Wayne Houff v. Sharon Blacketter
This text of 433 F. App'x 590 (Wayne Houff v. Sharon Blacketter) is published on Counsel Stack Legal Research, covering Court of Appeals for the Ninth Circuit primary law. Counsel Stack provides free access to over 12 million legal documents including statutes, case law, regulations, and constitutions.
Opinion
MEMORANDUM **
Petitioner Wayne Houff appeals the district court’s denial of his federal habeas corpus petition. We have jurisdiction pursuant to 28 U.S.C. §§ 1291, 2253(a). We review de novo the district court’s ruling on a habeas petition. Lambert v. Blodgett, 393 F.3d 943, 964 (9th Cir.2004). We review for clear error the district court’s factual findings. Id.

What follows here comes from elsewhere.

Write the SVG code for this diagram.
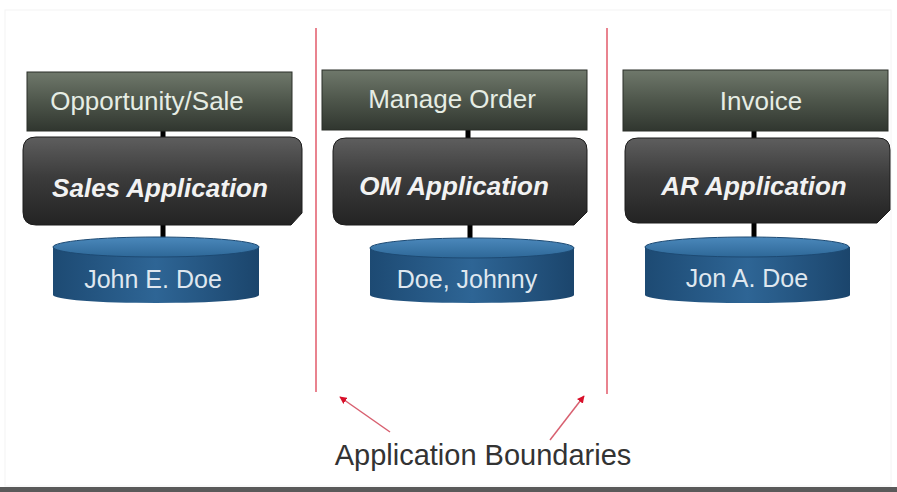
<svg xmlns="http://www.w3.org/2000/svg" width="897" height="492" viewBox="0 0 897 492">
  <defs>
    <linearGradient id="procFill" x1="0" y1="0" x2="0" y2="1">
      <stop offset="0" stop-color="#6f786b"/>
      <stop offset="0.5" stop-color="#4e564b"/>
      <stop offset="1" stop-color="#30362f"/>
    </linearGradient>
    <linearGradient id="appFill" x1="0" y1="0" x2="0" y2="1">
      <stop offset="0" stop-color="#5e5e5e"/>
      <stop offset="0.45" stop-color="#3c3c3c"/>
      <stop offset="1" stop-color="#232323"/>
    </linearGradient>
    <linearGradient id="dbBody" x1="0" y1="0" x2="1" y2="0">
      <stop offset="0" stop-color="#1d4a73"/>
      <stop offset="0.5" stop-color="#2e6595"/>
      <stop offset="1" stop-color="#1b456c"/>
    </linearGradient>
    <linearGradient id="dbTop" x1="0" y1="0" x2="0" y2="1">
      <stop offset="0" stop-color="#4b88bb"/>
      <stop offset="1" stop-color="#2e6898"/>
    </linearGradient>
    <marker id="redHead" viewBox="0 0 10 10" refX="9" refY="5" markerWidth="5" markerHeight="5" orient="auto">
      <path d="M0,0 L10,5 L0,10 z" fill="#d8102a"/>
    </marker>
  </defs>
  <style>
    .proc { fill: url(#procFill); stroke: #2a2f29; stroke-width: 1; }
    .app { fill: url(#appFill); stroke: #1c1c1c; stroke-width: 1; }
    .dbBody { fill: url(#dbBody); }
    .dbTop { fill: url(#dbTop); stroke: #1d4a73; stroke-width: 1; }
    .procText { font-family: "Liberation Sans", Arial, sans-serif; font-size: 26px; fill: #e6ede4; text-anchor: middle; }
    .appText { font-family: "Liberation Sans", Arial, sans-serif; font-size: 26px; font-weight: bold; font-style: italic; fill: #f2f2f2; text-anchor: middle; }
    .dbText { font-family: "Liberation Sans", Arial, sans-serif; font-size: 25px; fill: #dfe7ef; text-anchor: middle; }
    .link { stroke: #000; stroke-width: 5; stroke-linecap: round; }
    .boundary { stroke: #e25a6a; stroke-width: 1.5; fill: none; }
    .pointer { stroke: #d86070; stroke-width: 1.5; fill: none; }
    .caption { font-family: "Liberation Sans", Arial, sans-serif; font-size: 29px; fill: #333; text-anchor: middle; }
  </style>

  <rect x="0" y="0" width="897" height="492" fill="#ffffff"/>
  <rect x="5" y="10" width="886" height="476" fill="none" stroke="#f4f4f4" stroke-width="1"/>
  <rect x="0" y="487" width="897" height="5" fill="#5a5a5a"/>

  <!-- boundaries and pointers -->
  <g id="connectors">
    <line class="boundary" x1="316" y1="28" x2="316" y2="392"/>
    <line class="boundary" x1="607" y1="28" x2="607" y2="394"/>
    <line class="pointer" x1="390" y1="432" x2="340" y2="397" marker-end="url(#redHead)"/>
    <line class="pointer" x1="550" y1="440" x2="584" y2="396" marker-end="url(#redHead)"/>
    <line class="link" x1="163" y1="130" x2="163" y2="142"/>
    <line class="link" x1="163" y1="222" x2="163" y2="240"/>
    <line class="link" x1="468" y1="128" x2="468" y2="141"/>
    <line class="link" x1="470" y1="222" x2="470" y2="241"/>
    <line class="link" x1="754" y1="129" x2="754" y2="141"/>
    <line class="link" x1="754" y1="222" x2="754" y2="241"/>
  </g>

  <!-- sales column -->
  <g id="opportunity">
    <rect class="proc" x="27" y="72" width="265" height="59"/>
    <text class="procText" x="147" y="110">Opportunity/Sale</text>
  </g>
  <g id="sales-app">
    <path class="app" d="M36,137 H290 Q302,137 302,149 V213 L291,225 H36 Q23,225 23,212 V150 Q23,137 36,137 Z"/>
    <text class="appText" x="160" y="197">Sales Application</text>
  </g>
  <g id="sales-db">
    <path class="dbBody" d="M53,247 V295 A103,8 0 0 0 259,295 V247 Z"/>
    <ellipse class="dbTop" cx="156" cy="247" rx="103" ry="10"/>
    <text class="dbText" x="153" y="288">John E. Doe</text>
  </g>

  <!-- order management column -->
  <g id="manage-order">
    <rect class="proc" x="322" y="70" width="265" height="60"/>
    <text class="procText" x="452" y="108">Manage Order</text>
  </g>
  <g id="om-app">
    <path class="app" d="M346,138 H575 Q587,138 587,150 V212 L574,225 H346 Q333,225 333,212 V151 Q333,138 346,138 Z"/>
    <text class="appText" x="454" y="195">OM Application</text>
  </g>
  <g id="om-db">
    <path class="dbBody" d="M370,248 V295 A102,8 0 0 0 574,295 V248 Z"/>
    <ellipse class="dbTop" cx="472" cy="248" rx="102" ry="10"/>
    <text class="dbText" x="467" y="288">Doe, Johnny</text>
  </g>

  <!-- invoicing column -->
  <g id="invoice">
    <rect class="proc" x="623" y="70" width="265" height="61"/>
    <text class="procText" x="761" y="110">Invoice</text>
  </g>
  <g id="ar-app">
    <path class="app" d="M638,138 H878 Q890,138 890,150 V210 L877,223 H638 Q625,223 625,210 V151 Q625,138 638,138 Z"/>
    <text class="appText" x="754" y="195">AR Application</text>
  </g>
  <g id="ar-db">
    <path class="dbBody" d="M645,247 V295 A102,8 0 0 0 850,295 V247 Z"/>
    <ellipse class="dbTop" cx="747" cy="247" rx="102" ry="10"/>
    <text class="dbText" x="747" y="287">Jon A. Doe</text>
  </g>

  <g id="caption">
    <text class="caption" x="483" y="465">Application Boundaries</text>
  </g>
</svg>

After the district court denied Houffs habeas petition, the Supreme Court issued its opinion in Swarthout v. Cooke, — U.S. -, 131 S.Ct. 859, 178 L.Ed.2d 732 (2011). Cooke forecloses Houffs due process claim. In Cooke, the Court explained that if a state parole scheme creates a federally protected liberty interest, the Constitution “does not require more” than a prisoner being “allowed an opportunity to be heard and [ ] provided a statement of the reasons why parole was denied.” Id. at 862, 131 S.Ct. 859 (quoting Greenholtz v. Inmates of Neb. Penal and Correctional Complex, 442 U.S. 1, 16, 99 S.Ct. 2100, 60 L.Ed.2d 668 (1979)).
Here, Oregon’s dangerous offender parole release statute, Or.Rev.Stat. § 144.228, creates a liberty interest in parole. See Miller v. Oregon Bd. of Parole and Post Prison Supervision, 642 F.3d *591 711 (9th Cir.2011) (holding that Oregon’s murder review statute, Or.Rev.Stat. § 163.105(3), creates a liberty interest in early parole eligibility). Like Oregon’s murder review statute, Oregon’s dangerous offender parole release statute “uses language that creates a presumption that the prisoner will be paroled if certain conditions are satisfied.” Id. at 714. Thus, Houff has a federally protected liberty interest in parole.
Cooke instructs that if a state prisoner has a liberty interest in parole, due process only requires that the prisoner be afforded an opportunity to be heard and be informed of the reasons parole is denied. 131 S.Ct. at 862. This is “the beginning and the end of the federal habeas courts’ inquiry into whether [a prisoner] received due process.” Id. Houff had an opportunity to be heard at his hearing before the Oregon Board of Parole and Post Prison Supervision (“Board”), and the Board provided reasons for denying parole. Therefore, the Board did not violate Houff s due process rights when it denied parole. See Miller, 642 F.3d at 716-17 (“the question ... we face on review ... is not whether the Board’s decision to deny [petitioner] early eligibility for parole was substantively reasonable, nor whether the Board correctly applied Oregon’s parole standards. Instead, it is simply whether the state provided [petitioner] with the minimum procedural due process outlined in Cooke.”).
AFFIRMED.
This disposition is not appropriate for publication and is not precedent except as provided by 9th Cir. R. 36-3.